The American Diabetes Association is taking a stance against expensive insulin treatments.  Since 2002, the price of insulin has tripled.

Pricing is set through a complex supply chain which includes manufacturers, wholesalers, pharmacy benefit managers (PBMs), insurers, and pharmacies.

Insulin is a life-saving drug that is necessary for people with diabetes. As the prices continue to rise across the boards, many diabetics can no longer afford it.  The prices for insulin in government programs, like Medicaid for example, have risen too.

A History Of Insulin Price Increases

Today, Humalog, a short-acting insulin costs nearly $275 for a 10mL bottle. That price reflects a 7.8% increase from July 2016 pricing. According to Business Insider last month, this price has risen steeply over the past 20 years.  In 1996, Humalog cost about $25. It doubled to $50 in 2003. In 2010, the price was $100. Then, in 2014 a Humalog prescription was about $200. And now it is $275.

Living conditions and expenses are compromised for those that are uninsured or, underinsured, and patients that need several daily doses.

Pricing is not set just by pharmaceutical companies. Manufacturing costs and health insurance plan discounts affect insulin drug costs too. It is difficult to find the prescription drug breakdowns since much of the information of manufacturers and health insurance companies is confidential. Drug wholesalers and distributors, PBMs, health plans and some retail pharmacy chains act as middlemen to negotiate prices and take a cut of the prices. Then, the middlemen increase the price of the drug. When the price cuts are not passed down to the consumers, medications like insulin are overpriced and often become too expensive for the patient to afford.

The Need For Insulin Is Undeniable

Without treatment through insulin, diabetics risk serious long and short term health complications. Without the required insulin, diabetics risk going blind, having amputations, failure of kidney functions, heart attack, stroke, and death.

The ADA Works To Reduce Costs of Insulin

The goal of the ADA is to increase transparency and get the petition spread across the country. Then, people requiring insulin can get their treatment at a more affordable rate.  Once signed, the petition will be sent to Congress.  In court, reasons for insulin price increases will need to be identified.

You can read and sign the petition today.

There needs to be assurance that all people needing insulin have affordable access to the medication.

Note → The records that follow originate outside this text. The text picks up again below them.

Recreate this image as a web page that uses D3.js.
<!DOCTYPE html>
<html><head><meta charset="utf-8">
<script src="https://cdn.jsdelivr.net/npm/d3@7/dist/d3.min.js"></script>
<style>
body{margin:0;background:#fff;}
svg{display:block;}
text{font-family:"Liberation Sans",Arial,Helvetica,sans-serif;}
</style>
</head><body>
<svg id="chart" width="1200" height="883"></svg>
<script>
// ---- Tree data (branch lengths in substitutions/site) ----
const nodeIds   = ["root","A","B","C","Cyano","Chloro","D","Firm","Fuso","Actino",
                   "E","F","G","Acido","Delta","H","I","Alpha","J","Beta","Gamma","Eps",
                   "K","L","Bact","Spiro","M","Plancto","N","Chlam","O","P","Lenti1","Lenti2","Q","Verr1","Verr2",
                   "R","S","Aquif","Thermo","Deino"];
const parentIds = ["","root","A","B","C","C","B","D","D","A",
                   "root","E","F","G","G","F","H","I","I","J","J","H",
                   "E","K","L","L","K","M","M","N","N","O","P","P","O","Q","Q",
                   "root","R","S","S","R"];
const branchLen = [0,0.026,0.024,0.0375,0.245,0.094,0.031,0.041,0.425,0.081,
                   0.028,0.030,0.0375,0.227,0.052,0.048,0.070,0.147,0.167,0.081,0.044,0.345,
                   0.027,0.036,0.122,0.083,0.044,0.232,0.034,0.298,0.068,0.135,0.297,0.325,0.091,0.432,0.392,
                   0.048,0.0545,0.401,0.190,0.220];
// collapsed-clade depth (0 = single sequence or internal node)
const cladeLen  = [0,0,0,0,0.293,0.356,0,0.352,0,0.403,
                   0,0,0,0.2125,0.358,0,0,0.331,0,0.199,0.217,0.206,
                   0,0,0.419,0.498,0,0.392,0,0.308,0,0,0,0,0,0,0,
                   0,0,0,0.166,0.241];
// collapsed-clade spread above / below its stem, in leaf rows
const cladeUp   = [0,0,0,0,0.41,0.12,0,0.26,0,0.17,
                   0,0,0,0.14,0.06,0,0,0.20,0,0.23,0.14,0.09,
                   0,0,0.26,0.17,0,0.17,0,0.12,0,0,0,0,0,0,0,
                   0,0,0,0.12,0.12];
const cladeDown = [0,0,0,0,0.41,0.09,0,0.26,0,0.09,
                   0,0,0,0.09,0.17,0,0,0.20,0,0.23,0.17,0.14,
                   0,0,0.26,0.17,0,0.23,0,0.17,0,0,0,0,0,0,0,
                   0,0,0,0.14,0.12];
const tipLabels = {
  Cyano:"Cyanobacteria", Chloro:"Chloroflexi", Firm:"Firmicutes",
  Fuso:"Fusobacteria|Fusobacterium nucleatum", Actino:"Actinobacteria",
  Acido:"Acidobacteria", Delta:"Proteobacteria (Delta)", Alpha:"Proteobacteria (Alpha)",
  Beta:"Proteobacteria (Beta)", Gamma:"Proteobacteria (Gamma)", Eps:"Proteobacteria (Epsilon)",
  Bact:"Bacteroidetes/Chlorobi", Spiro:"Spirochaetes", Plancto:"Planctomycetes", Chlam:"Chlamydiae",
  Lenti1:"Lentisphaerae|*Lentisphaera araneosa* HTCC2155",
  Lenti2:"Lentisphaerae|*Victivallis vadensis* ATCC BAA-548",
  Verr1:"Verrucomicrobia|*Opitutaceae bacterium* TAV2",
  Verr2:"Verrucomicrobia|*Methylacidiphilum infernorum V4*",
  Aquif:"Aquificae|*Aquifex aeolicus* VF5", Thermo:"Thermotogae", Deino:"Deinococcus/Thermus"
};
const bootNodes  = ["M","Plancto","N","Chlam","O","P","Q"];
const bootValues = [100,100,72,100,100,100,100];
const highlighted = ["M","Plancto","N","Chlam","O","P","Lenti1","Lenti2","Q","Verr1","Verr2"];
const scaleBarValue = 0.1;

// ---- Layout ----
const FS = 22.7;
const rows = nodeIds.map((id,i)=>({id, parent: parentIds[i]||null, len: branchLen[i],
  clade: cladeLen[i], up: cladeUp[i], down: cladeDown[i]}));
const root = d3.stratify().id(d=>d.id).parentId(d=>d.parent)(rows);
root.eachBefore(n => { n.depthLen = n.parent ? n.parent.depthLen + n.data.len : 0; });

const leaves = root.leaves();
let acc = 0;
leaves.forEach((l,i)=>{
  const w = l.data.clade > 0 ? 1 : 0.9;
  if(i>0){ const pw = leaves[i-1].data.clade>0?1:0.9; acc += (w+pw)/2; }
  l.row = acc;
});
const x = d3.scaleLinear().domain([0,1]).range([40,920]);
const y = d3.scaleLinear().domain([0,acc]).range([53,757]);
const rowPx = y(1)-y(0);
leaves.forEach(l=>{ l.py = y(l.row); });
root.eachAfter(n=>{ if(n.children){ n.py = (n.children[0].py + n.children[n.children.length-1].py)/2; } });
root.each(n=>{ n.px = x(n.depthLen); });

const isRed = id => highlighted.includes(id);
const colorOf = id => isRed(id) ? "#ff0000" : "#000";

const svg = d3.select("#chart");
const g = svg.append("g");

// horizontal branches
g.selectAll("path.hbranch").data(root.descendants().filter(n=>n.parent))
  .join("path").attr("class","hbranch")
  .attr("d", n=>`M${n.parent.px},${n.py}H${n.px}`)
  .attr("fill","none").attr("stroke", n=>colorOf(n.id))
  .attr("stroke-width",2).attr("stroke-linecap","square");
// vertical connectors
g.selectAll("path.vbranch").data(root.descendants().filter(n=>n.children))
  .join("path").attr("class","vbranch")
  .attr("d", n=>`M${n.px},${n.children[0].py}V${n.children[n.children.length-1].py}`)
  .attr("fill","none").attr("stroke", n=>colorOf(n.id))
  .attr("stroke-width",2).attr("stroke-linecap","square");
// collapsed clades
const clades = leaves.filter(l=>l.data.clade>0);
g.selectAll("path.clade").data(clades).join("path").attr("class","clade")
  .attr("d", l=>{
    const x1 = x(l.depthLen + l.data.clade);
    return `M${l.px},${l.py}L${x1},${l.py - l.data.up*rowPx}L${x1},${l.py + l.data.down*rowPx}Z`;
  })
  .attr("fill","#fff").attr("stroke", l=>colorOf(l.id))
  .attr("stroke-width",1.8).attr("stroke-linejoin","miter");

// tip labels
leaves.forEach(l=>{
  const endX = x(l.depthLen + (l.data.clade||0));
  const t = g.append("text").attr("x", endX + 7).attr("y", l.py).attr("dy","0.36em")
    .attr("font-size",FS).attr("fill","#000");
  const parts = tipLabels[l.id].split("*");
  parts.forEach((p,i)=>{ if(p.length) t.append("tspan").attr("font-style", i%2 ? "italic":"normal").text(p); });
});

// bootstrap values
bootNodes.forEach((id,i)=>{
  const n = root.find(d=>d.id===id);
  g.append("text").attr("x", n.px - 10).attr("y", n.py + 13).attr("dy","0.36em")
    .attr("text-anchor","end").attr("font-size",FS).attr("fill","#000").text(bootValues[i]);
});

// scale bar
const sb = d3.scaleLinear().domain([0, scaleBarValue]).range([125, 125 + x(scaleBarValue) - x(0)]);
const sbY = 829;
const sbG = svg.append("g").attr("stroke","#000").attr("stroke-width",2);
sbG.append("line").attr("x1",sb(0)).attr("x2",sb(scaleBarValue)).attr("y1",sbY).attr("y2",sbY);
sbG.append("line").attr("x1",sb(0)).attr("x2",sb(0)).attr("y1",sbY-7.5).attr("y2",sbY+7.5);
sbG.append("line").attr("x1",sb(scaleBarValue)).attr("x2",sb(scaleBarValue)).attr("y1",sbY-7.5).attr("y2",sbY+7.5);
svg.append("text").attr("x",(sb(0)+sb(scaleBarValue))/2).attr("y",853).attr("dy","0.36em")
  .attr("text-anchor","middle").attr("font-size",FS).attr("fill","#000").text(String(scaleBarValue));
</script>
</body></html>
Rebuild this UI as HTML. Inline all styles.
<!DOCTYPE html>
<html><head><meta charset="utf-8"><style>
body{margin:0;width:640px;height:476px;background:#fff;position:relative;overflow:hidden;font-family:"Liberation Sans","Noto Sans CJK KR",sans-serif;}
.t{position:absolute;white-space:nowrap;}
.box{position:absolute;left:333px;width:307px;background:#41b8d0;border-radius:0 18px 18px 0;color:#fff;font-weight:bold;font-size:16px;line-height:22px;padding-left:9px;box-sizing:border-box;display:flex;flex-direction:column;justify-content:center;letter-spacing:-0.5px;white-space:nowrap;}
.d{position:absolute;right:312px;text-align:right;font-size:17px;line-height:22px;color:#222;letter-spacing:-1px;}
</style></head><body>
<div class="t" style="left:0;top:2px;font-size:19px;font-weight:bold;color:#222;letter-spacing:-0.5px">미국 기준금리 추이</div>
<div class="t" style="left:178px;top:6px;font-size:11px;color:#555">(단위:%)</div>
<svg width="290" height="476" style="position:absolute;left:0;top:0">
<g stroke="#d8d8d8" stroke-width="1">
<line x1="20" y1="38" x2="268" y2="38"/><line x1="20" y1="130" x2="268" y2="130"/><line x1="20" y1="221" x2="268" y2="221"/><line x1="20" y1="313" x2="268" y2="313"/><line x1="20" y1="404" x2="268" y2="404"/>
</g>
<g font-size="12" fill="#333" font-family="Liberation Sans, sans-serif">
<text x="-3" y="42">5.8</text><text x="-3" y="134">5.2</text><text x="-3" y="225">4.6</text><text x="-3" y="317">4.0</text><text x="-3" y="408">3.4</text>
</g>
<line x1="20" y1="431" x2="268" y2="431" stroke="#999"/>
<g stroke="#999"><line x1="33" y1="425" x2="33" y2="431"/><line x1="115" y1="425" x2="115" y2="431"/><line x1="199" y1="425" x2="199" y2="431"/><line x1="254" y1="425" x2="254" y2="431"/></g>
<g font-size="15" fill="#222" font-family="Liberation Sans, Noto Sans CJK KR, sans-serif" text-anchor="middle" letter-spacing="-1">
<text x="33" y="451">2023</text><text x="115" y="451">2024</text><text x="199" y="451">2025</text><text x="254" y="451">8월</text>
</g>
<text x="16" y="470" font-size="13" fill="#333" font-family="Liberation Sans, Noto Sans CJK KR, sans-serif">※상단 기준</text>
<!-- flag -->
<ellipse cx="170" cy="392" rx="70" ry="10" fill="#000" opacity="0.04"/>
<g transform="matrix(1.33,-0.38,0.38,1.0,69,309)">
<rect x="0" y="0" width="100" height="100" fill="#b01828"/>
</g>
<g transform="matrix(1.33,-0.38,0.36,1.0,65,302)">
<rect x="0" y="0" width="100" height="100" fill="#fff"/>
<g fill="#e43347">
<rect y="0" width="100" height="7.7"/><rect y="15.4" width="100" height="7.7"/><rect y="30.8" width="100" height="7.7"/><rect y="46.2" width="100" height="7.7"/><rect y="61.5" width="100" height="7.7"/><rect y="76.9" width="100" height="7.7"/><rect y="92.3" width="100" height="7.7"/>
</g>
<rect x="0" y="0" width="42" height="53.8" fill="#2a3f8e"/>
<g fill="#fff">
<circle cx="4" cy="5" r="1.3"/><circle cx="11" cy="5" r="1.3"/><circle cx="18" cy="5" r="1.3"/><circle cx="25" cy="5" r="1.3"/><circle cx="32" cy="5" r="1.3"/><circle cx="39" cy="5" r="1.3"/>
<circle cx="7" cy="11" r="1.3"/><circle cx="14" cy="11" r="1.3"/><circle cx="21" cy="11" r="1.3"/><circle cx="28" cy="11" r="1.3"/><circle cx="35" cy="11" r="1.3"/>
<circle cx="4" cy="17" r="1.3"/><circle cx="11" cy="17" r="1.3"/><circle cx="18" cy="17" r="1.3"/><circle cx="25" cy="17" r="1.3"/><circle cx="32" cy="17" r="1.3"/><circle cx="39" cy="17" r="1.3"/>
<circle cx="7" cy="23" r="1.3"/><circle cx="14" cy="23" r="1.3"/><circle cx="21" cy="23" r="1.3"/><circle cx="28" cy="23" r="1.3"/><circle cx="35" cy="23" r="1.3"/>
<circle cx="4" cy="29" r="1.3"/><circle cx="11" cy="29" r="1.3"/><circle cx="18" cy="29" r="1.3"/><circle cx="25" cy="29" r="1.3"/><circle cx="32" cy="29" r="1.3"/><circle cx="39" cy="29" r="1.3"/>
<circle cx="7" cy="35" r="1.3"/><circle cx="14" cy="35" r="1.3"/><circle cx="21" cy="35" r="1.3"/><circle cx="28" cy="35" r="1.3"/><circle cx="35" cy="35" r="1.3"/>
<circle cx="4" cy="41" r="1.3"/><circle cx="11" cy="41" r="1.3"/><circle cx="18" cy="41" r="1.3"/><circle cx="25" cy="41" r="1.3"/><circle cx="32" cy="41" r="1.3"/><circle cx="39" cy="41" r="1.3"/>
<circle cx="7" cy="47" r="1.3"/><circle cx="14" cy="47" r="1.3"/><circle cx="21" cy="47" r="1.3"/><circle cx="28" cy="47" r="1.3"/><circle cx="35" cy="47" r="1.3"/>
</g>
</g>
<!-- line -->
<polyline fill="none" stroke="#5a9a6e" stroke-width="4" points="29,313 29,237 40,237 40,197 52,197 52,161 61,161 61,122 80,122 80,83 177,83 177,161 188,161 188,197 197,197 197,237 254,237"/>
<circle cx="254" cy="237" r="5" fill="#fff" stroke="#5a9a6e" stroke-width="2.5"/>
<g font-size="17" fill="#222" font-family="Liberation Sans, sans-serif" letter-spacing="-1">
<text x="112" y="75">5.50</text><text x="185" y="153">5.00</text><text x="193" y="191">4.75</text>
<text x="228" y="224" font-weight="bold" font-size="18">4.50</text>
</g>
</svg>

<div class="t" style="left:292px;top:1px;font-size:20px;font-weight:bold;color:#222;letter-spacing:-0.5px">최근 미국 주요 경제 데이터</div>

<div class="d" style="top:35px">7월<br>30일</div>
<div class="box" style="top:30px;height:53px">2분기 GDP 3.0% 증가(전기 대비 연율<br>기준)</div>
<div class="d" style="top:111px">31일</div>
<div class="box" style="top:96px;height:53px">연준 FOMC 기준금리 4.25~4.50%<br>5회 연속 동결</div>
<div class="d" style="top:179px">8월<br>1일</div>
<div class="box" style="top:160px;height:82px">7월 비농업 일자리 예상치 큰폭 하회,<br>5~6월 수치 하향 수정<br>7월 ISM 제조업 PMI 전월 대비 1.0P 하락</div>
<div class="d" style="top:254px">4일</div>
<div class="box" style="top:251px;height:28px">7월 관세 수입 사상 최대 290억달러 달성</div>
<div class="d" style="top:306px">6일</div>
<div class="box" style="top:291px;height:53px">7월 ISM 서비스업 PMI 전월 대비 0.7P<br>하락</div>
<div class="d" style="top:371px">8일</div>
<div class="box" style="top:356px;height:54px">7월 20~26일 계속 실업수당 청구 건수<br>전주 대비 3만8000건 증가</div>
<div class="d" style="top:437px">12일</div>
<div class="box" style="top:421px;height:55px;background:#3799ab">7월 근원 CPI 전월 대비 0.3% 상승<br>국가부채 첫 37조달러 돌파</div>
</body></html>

Shopping Around To Save Money

If you go to Walmart to get your insulin, you may pay $25 out of pocket and not go through your insurance provider. However, not going through your health insurance provider could risk your health insurance thinking you are no longer on insulin. If that happens, the insurance company could stop paying for the strips, monitors, or pumps.  So, make sure to mention to your pharmacist that you’d like to have your insulin purchase put through their online billing system. This way, your health insurance provider will have your supplies covered at no charge.

Kara Stiles says, “There are “old school” insulins available at Walmart for $25/bottle. They’re not as good as the analogs, but they’ll save your life in a pinch.”

In European countries, diabetics pay about a sixth of what the US charges. This is because the US does not regulate prescription drug prices. Insulin treatment is commonly noted as one of the most expensive drugs on the market.  Allison Tsai says that in 2014 insulin was a $24 billion global industry and according to P&S Market Research, this number will double to $48 billion before or by 2020.

Regulating Costs

If the government could regulate how much insulin companies charge for insulin, patients would be more capable of buying their necessary medications.  The government could make efforts to reduce costs by having the private market set the prices. Then, Congress could work out a regulatory system like what was done with Medicare.